With over 10 million trips annually, flying is still considered to be one of the safest forms of transportation. In fact, you are far safer flying in a plane than driving in a car on any of our California freeways, explains an attorney in the state. However, while flying is reliably safe, the Federal Aviation Administration, FAA, reports that the leading causes of in-flight personal injuries are turbulence and unexpected decompression, occurrences that unfortunately appear to be on the rise.
Recently, a United Airlines flight en route from London to Los Angeles was diverted to Montreal due to the serious injuries sustained by ten people during extreme turbulence over the Atlantic Ocean. The passengers who were not physically injured were visibly shaken.

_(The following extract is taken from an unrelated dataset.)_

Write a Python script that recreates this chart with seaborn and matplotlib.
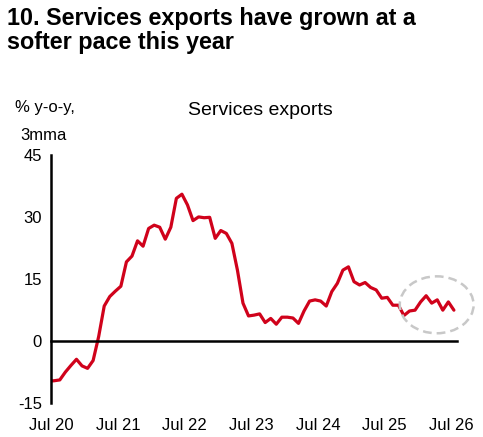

According to reports from KABC news, there were approximately 200 passengers onboard the Boeing 777 when it suddenly experienced severe turbulence. One of the main reasons so many passengers suffered serious injury was that the seat belt sign was inactive. One of the flight attendants sustained a broken leg, and several of the injured passengers had head trauma due to the fact that their heads hit the ceiling.
In the United States, about 58-60 people are injured annually by not wearing their seatbelts while flying. Since 1980, US air carriers have been involved in 234 turbuable-type accidents, resulting in 298 serious injuries and 3 fatalities.
Additionally, approximately 40-50 rapid aircraft decompression accidents occur each year. Last week, hundreds of people heard a loud pop before a huge explosion ripped a five-foot-by-one-foot hole on the top of the fuselage. Passengers feared for their lives on the short flight from Phoenix, Arizona to Sacramento, California. They had just seconds to find and put on their oxygen masks. The pilots had to nosedive the airplane to reach a safe altitude. Luckily, only two people suffered personal injury on this flight, according to a local attorney. Although more cracks have been found on Southwest's B 737, this airline does not have a good safety record.
Since the Federal Aviation Act governs airlines, they are held to a high standard of care for their passengers. The airline and its employees are required to do all that is reasonable to prevent injuries from occurring. Specifically, this is why the pilot usually discourages cabin movement during flights by illuminating the "fasten your safety belt" sign. While turbulence and sudden decompression are often unexpected, you can help ensure your safety by always wearing your seatbelt during the flight.